# These will make you smile!



## Pammie (Jan 22, 2011)

Thought these were all so cute and have been collecting them the last few weeks so I could shower you all with a bunch of golden smiles!!!
I got all these from Facebook from "The Dog Files"


----------



## Pammie (Jan 22, 2011)

a couple more...


----------



## GoldenCamper (Dec 21, 2009)

Good ones, thanks for the laugh.


----------



## Bentleysmom (Aug 11, 2012)

I ♥ these! thanks for sharing


----------



## FeatherRiverSam (Aug 7, 2009)

Thanks for the smile...

Pete


----------



## Wendy427 (Apr 4, 2009)

I love these! Thanks for sharing!


----------



## Vinnie's Mom (Jun 9, 2012)

Thanks for the smiles


----------



## flykelley (Oct 15, 2011)

These made me laugh, Golden's can be such goof balls.

Mike


----------



## Ivyacres (Jun 3, 2011)

Those are great. Thanks for the smiles.


----------



## MercyMom (Dec 19, 2011)

Pammie said:


> Thought these were all so cute and have been collecting them the last few weeks so I could shower you all with a bunch of golden smiles!!!
> I got all these from Facebook from "The Dog Files"

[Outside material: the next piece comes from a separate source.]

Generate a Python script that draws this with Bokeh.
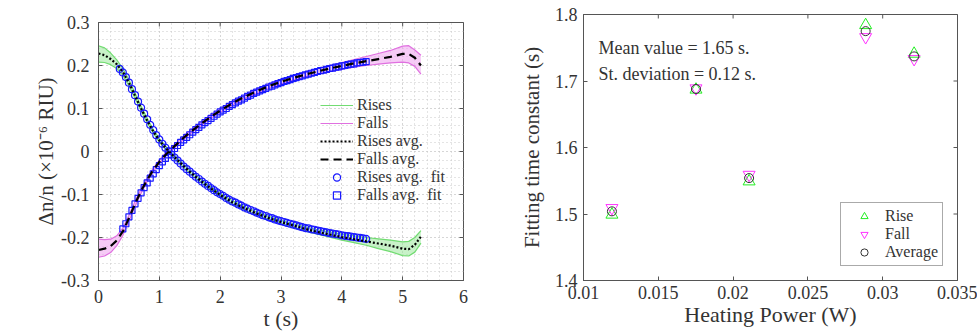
import math
from bokeh.plotting import figure
from bokeh.models import Legend, LegendItem, FixedTicker, Label
from bokeh.layouts import row, column
from bokeh.embed import file_html
from bokeh.resources import INLINE

# ---------------- data: panel a ----------------
t_avg = [0, 0.1, 0.2, 0.3, 0.4, 0.5, 0.6, 0.7, 0.8, 0.9, 1.0, 1.1, 1.2, 1.3, 1.4, 1.5, 1.6, 1.8, 2.0,
         2.2, 2.4, 2.6, 2.8, 3.0, 3.2, 3.4, 3.6, 3.8, 4.0, 4.2, 4.4, 4.6, 4.8, 5.0, 5.1, 5.2, 5.3]
rise_avg = [0.228, 0.224, 0.215, 0.203, 0.185, 0.160, 0.130, 0.100, 0.072, 0.047, 0.026, 0.009, -0.006,
            -0.020, -0.034, -0.047, -0.059, -0.081, -0.101, -0.118, -0.132, -0.144, -0.155, -0.164, -0.172,
            -0.180, -0.187, -0.193, -0.199, -0.204, -0.209, -0.214, -0.219, -0.226, -0.227, -0.217, -0.198]
rise_hi = [0.246, 0.241, 0.229, 0.213, 0.193, 0.167, 0.136, 0.105, 0.077, 0.051, 0.030, 0.013, -0.002,
           -0.016, -0.030, -0.043, -0.055, -0.077, -0.097, -0.114, -0.128, -0.140, -0.151, -0.160, -0.168,
           -0.175, -0.182, -0.187, -0.192, -0.196, -0.200, -0.203, -0.206, -0.210, -0.209, -0.200, -0.184]
rise_lo = [0.208, 0.207, 0.202, 0.193, 0.177, 0.153, 0.124, 0.095, 0.067, 0.043, 0.022, 0.005, -0.010,
           -0.024, -0.038, -0.051, -0.063, -0.085, -0.105, -0.122, -0.136, -0.148, -0.159, -0.168, -0.177,
           -0.185, -0.192, -0.199, -0.206, -0.212, -0.218, -0.226, -0.233, -0.242, -0.243, -0.234, -0.213]
fall_avg = [-0.229, -0.226, -0.220, -0.207, -0.186, -0.155, -0.122, -0.092, -0.066, -0.043, -0.024, -0.008,
            0.006, 0.019, 0.032, 0.044, 0.055, 0.076, 0.095, 0.112, 0.127, 0.140, 0.152, 0.162, 0.171,
            0.179, 0.186, 0.193, 0.199, 0.205, 0.210, 0.215, 0.220, 0.227, 0.227, 0.218, 0.200]
fall_hi = [-0.204, -0.205, -0.204, -0.196, -0.178, -0.148, -0.116, -0.087, -0.062, -0.039, -0.020, -0.004,
           0.010, 0.023, 0.036, 0.048, 0.059, 0.080, 0.099, 0.116, 0.131, 0.145, 0.157, 0.167, 0.176,
           0.185, 0.193, 0.200, 0.207, 0.214, 0.221, 0.228, 0.235, 0.245, 0.246, 0.236, 0.224]
fall_lo = [-0.246, -0.243, -0.235, -0.219, -0.195, -0.162, -0.128, -0.097, -0.070, -0.047, -0.028, -0.012,
           0.002, 0.015, 0.028, 0.040, 0.051, 0.072, 0.091, 0.108, 0.123, 0.135, 0.147, 0.157, 0.166,
           0.174, 0.180, 0.186, 0.191, 0.196, 0.200, 0.203, 0.206, 0.208, 0.206, 0.198, 0.180]

fit_t = [0.35, 0.4, 0.45, 0.5, 0.55, 0.6, 0.65, 0.7, 0.75, 0.8, 0.85, 0.9, 0.95, 1.0, 1.05, 1.1, 1.15, 1.2,
         1.25, 1.3, 1.35, 1.4, 1.45, 1.5, 1.55, 1.6, 1.65, 1.7, 1.75, 1.8, 1.85, 1.9, 1.95, 2.0, 2.05, 2.1,
         2.15, 2.2, 2.25, 2.3, 2.35, 2.4, 2.45, 2.5, 2.55, 2.6, 2.65, 2.7, 2.75, 2.8, 2.85, 2.9, 2.95, 3.0,
         3.05, 3.1, 3.15, 3.2, 3.25, 3.3, 3.35, 3.4, 3.45, 3.5, 3.55, 3.6, 3.65, 3.7, 3.75, 3.8, 3.85, 3.9,
         3.95, 4.0, 4.05, 4.1, 4.15, 4.2, 4.25, 4.3, 4.35, 4.4]
rise_fit = [0.192, 0.184, 0.173, 0.160, 0.145, 0.131, 0.116, 0.102, 0.088, 0.075,
            0.062, 0.050, 0.038, 0.028, 0.018, 0.009, 0.001, -0.007, -0.014, -0.021,
            -0.028, -0.035, -0.041, -0.047, -0.053, -0.059, -0.064, -0.070, -0.075, -0.080,
            -0.085, -0.090, -0.095, -0.099, -0.103, -0.108, -0.112, -0.116, -0.119, -0.123,
            -0.126, -0.130, -0.133, -0.136, -0.139, -0.142, -0.145, -0.148, -0.150, -0.153,
            -0.155, -0.158, -0.160, -0.162, -0.164, -0.166, -0.168, -0.170, -0.172, -0.174,
            -0.176, -0.178, -0.179, -0.181, -0.182, -0.184, -0.185, -0.187, -0.188, -0.190,
            -0.191, -0.192, -0.193, -0.195, -0.196, -0.197, -0.198, -0.199, -0.200, -0.201,
            -0.202, -0.203]
fall_fit_t = fit_t[1:]
fall_fit = [-0.180, -0.168, -0.152, -0.137, -0.122, -0.109, -0.096, -0.084, -0.073, -0.062,
            -0.052, -0.042, -0.033, -0.024, -0.016, -0.008, 0.000, 0.007, 0.014, 0.021,
            0.027, 0.033, 0.039, 0.045, 0.051, 0.056, 0.062, 0.067, 0.072, 0.077,
            0.082, 0.087, 0.092, 0.096, 0.100, 0.105, 0.109, 0.113, 0.117, 0.120,
            0.124, 0.128, 0.131, 0.135, 0.138, 0.141, 0.144, 0.147, 0.150, 0.152,
            0.155, 0.158, 0.160, 0.163, 0.165, 0.167, 0.170, 0.172, 0.174, 0.176,
            0.178, 0.180, 0.182, 0.184, 0.186, 0.188, 0.189, 0.191, 0.193, 0.194,
            0.196, 0.197, 0.199, 0.200, 0.202, 0.203, 0.204, 0.206, 0.207, 0.208,
            0.209]

a_xticks = [0, 1, 2, 3, 4, 5, 6]
a_xlabels = ["0", "1", "2", "3", "4", "5", "6"]
a_yticks = [-0.3, -0.2, -0.1, 0, 0.1, 0.2, 0.3]
a_ylabels = ["-0.3", "-0.2", "-0.1", "0", "0.1", "0.2", "0.3"]

# ---------------- data: panel b ----------------
power = [0.0119, 0.01752, 0.02107, 0.02886, 0.0321]
tau_rise = [1.499, 1.687, 1.549, 1.784, 1.741]
tau_fall = [1.509, 1.689, 1.559, 1.766, 1.733]
tau_avg = [1.504, 1.688, 1.554, 1.775, 1.737]

b_xticks = [0.01, 0.015, 0.02, 0.025, 0.03, 0.035]
b_xlabels = ["0.01", "0.015", "0.02", "0.025", "0.03", "0.035"]
b_yticks = [1.4, 1.5, 1.6, 1.7, 1.8]
b_ylabels = ["1.4", "1.5", "1.6", "1.7", "1.8"]

FONT = "Liberation Serif"
TXT = "#333333"
BOX = "#555555"

# minor (grid) positions of panel a: 5 subdivisions per major tick
a_xminor = [round(a_xticks[0] + 0.2 * k, 3) for k in range(31)]
a_yminor = [round(a_yticks[0] + 0.02 * k, 3) for k in range(31)]


def style_axis(ax, ticks, labels, minor=None):
    ax.ticker = FixedTicker(ticks=ticks, minor_ticks=minor or [])
    ax.major_label_overrides = {tk: lb for tk, lb in zip(ticks, labels)}
    ax.major_tick_in = 4
    ax.major_tick_out = 0
    ax.minor_tick_line_color = None
    ax.major_tick_line_color = BOX
    ax.axis_line_color = BOX
    ax.major_label_text_font = FONT
    ax.major_label_text_font_size = "18px"
    ax.major_label_text_color = TXT
    ax.axis_label_text_font = FONT
    ax.axis_label_text_font_size = "22px"
    ax.axis_label_text_font_style = "normal"
    ax.axis_label_text_color = TXT


def mirror_ticks(p, xticks, yticks):
    # inward ticks on the top and right edges of the box (half of each dash is clipped)
    top = [yticks[-1]] * len(xticks)
    right = [xticks[-1]] * len(yticks)
    p.scatter(xticks, top, marker="dash", angle=math.pi / 2, size=8, line_color=BOX, line_width=1)
    p.scatter(right, yticks, marker="dash", size=8, line_color=BOX, line_width=1)


# ================= panel a =================
p1 = figure(width=480, height=333, x_range=(0, 6), y_range=(-0.3, 0.3), title=None,
            output_backend="svg", toolbar_location=None,
            min_border_left=98, min_border_right=17, min_border_top=22, min_border_bottom=52)
p1.outline_line_color = BOX
p1.background_fill_color = "white"

style_axis(p1.xaxis[0], a_xticks, a_xlabels, minor=a_xminor)
style_axis(p1.yaxis[0], a_yticks, a_ylabels, minor=a_yminor)
p1.xaxis[0].axis_label = "t (s)"
p1.yaxis[0].axis_label = "Δn/n (×10⁻⁶ RIU)"
p1.yaxis[0].axis_label_text_font_size = "21px"
p1.xaxis[0].major_label_standoff = 5
p1.xaxis[0].axis_label_standoff = 0
p1.yaxis[0].major_label_standoff = 5
p1.yaxis[0].axis_label_standoff = 0

for g in (p1.xgrid[0], p1.ygrid[0]):
    g.grid_line_color = "#c8c8c8"
    g.grid_line_dash = "1 3"
    g.grid_line_width = 1
    g.minor_grid_line_color = "#c8c8c8"
    g.minor_grid_line_dash = "1 3"
    g.minor_grid_line_width = 1

# bands of individual runs
p1.varea(x=t_avg, y1=rise_lo, y2=rise_hi, fill_color="#9be89b", fill_alpha=0.55)
p1.varea(x=t_avg, y1=fall_lo, y2=fall_hi, fill_color="#eea0ee", fill_alpha=0.55)
r_rise = p1.line(t_avg, rise_hi, line_color="#72dc72", line_width=1.2)
p1.line(t_avg, rise_lo, line_color="#72dc72", line_width=1.2)
r_fall = p1.line(t_avg, fall_hi, line_color="#e070e0", line_width=1.2)
p1.line(t_avg, fall_lo, line_color="#e070e0", line_width=1.2)

r_rfit = p1.scatter(fit_t, rise_fit, marker="circle", size=7, fill_color=None,
                    line_color="#1a1aff", line_width=1.2)
r_ffit = p1.scatter(fall_fit_t, fall_fit, marker="square", size=6, fill_color=None,
                    line_color="#1a1aff", line_width=1.2)

r_ravg = p1.line(t_avg, rise_avg, line_color="black", line_width=2.2, line_dash="2 2")
r_favg = p1.line(t_avg, fall_avg, line_color="black", line_width=2.2, line_dash="8 5")

mirror_ticks(p1, a_xticks, a_yticks)

leg1 = Legend(items=[
    LegendItem(label="Rises", renderers=[r_rise]),
    LegendItem(label="Falls", renderers=[r_fall]),
    LegendItem(label="Rises avg.", renderers=[r_ravg]),
    LegendItem(label="Falls avg.", renderers=[r_favg]),
    LegendItem(label="Rises avg.  fit", renderers=[r_rfit]),
    LegendItem(label="Falls avg.  fit", renderers=[r_ffit]),
], location=(222, 76))
leg1.border_line_color = None
leg1.background_fill_alpha = 0
leg1.label_text_font = FONT
leg1.label_text_font_size = "16px"
leg1.label_text_color = TXT
leg1.glyph_width = 33
leg1.glyph_height = 18
leg1.label_height = 18
leg1.spacing = 0
leg1.padding = 2
leg1.margin = 0
leg1.label_standoff = 4
p1.add_layout(leg1)

p1.add_layout(Label(x=-1.45, y=0.323, text="a)", text_font=FONT, text_font_size="22px",
                    text_color="black", text_baseline="top"))

# ================= panel b =================
p2 = figure(width=497, height=333, x_range=(0.01, 0.035), y_range=(1.4, 1.8), title=None,
            output_backend="svg", toolbar_location=None,
            min_border_left=103, min_border_right=20, min_border_top=14, min_border_bottom=53)
p2.outline_line_color = BOX
p2.xgrid.visible = False
p2.ygrid.visible = False

style_axis(p2.xaxis[0], b_xticks, b_xlabels)
style_axis(p2.yaxis[0], b_yticks, b_ylabels)
p2.xaxis[0].axis_label = "Heating Power (W)"
p2.yaxis[0].axis_label = "Fitting time constant (s)"
p2.yaxis[0].axis_label_text_font_size = "21px"
p2.xaxis[0].major_label_standoff = 5
p2.xaxis[0].axis_label_standoff = 0
p2.yaxis[0].major_label_standoff = 6
p2.yaxis[0].axis_label_standoff = 8

r_r = p2.scatter(power, tau_rise, marker="triangle", size=12, fill_color=None,
                 line_color="#22ee22", line_width=1)
r_f = p2.scatter(power, tau_fall, marker="inverted_triangle", size=12, fill_color=None,
                 line_color="#ff33ff", line_width=1)
r_a = p2.scatter(power, tau_avg, marker="circle", size=9, fill_color=None,
                 line_color="#333333", line_width=1)

mirror_ticks(p2, b_xticks, b_yticks)

leg2 = Legend(items=[
    LegendItem(label="Rise", renderers=[r_r]),
    LegendItem(label="Fall", renderers=[r_f]),
    LegendItem(label="Average", renderers=[r_a]),
], location="bottom_right")
leg2.border_line_color = BOX
leg2.border_line_width = 1
leg2.background_fill_color = "white"
leg2.label_text_font = FONT
leg2.label_text_font_size = "16px"
leg2.label_text_color = TXT
leg2.glyph_width = 38
leg2.glyph_height = 18
leg2.label_height = 18
leg2.spacing = 0
leg2.padding = 4
leg2.margin = 14
leg2.label_standoff = 2
p2.add_layout(leg2)

p2.add_layout(Label(x=0.011, y=1.750, text="Mean value = 1.65 s.", text_font=FONT,
                    text_font_size="18px", text_color=TXT, text_baseline="middle"))
p2.add_layout(Label(x=0.011, y=1.711, text="St. deviation = 0.12 s.", text_font=FONT,
                    text_font_size="18px", text_color=TXT, text_baseline="middle"))
p2.add_layout(Label(x=0.0038, y=1.809, text="b)", text_font=FONT, text_font_size="22px",
                    text_color="black", text_baseline="top"))

layout = row(column(p1), column(p2))
open("out.html", "w").write(file_html(layout, INLINE))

Very cute! I especially love the mother Golden walking her babies.


----------



## vcm5 (Apr 20, 2011)

Aaawh, these are adorable! I especially loved the "Awww shucks" one. They all made me laugh!


----------



## Maddie'sMom2011 (Apr 26, 2011)

They made me giggle. Thank you!


----------



## OutWest (Oct 6, 2011)

I'd seen one or two before and it was fun to see a collection...my fave is the nose that says kiss me...


----------



## dborgers (Dec 7, 2011)

Really, really cute. Thanks


----------



## Jacques2000 (Jun 18, 2012)

Awesome pics


----------



## mmacleod75 (Apr 7, 2012)

Love these


----------



## xoerika620xo (May 25, 2012)

really cute i love this!


----------



## soxOZ (Dec 13, 2007)

.... ..!!!!.


----------



## Mr. Bojangles (Sep 15, 2011)

The one with the golden holding the leashes for all he pups is just perfect.

The last one - the anger management shot - I took that photo - It's from our visit to Dichi Goldens when the litter we were picking from was 5 weeks old.


----------



## Karen519 (Aug 21, 2006)

*Pammie*

Pammie

These are just wonderful-thank you!!


----------



## Pammie (Jan 22, 2011)

Mr. Bojangles said:


> The last one - the anger management shot - I took that photo - It's from our visit to Dichi Goldens when the litter we were picking from was 5 weeks old.


Really cute photo! 
Did you know it had been altered and was being shared by various sites?


----------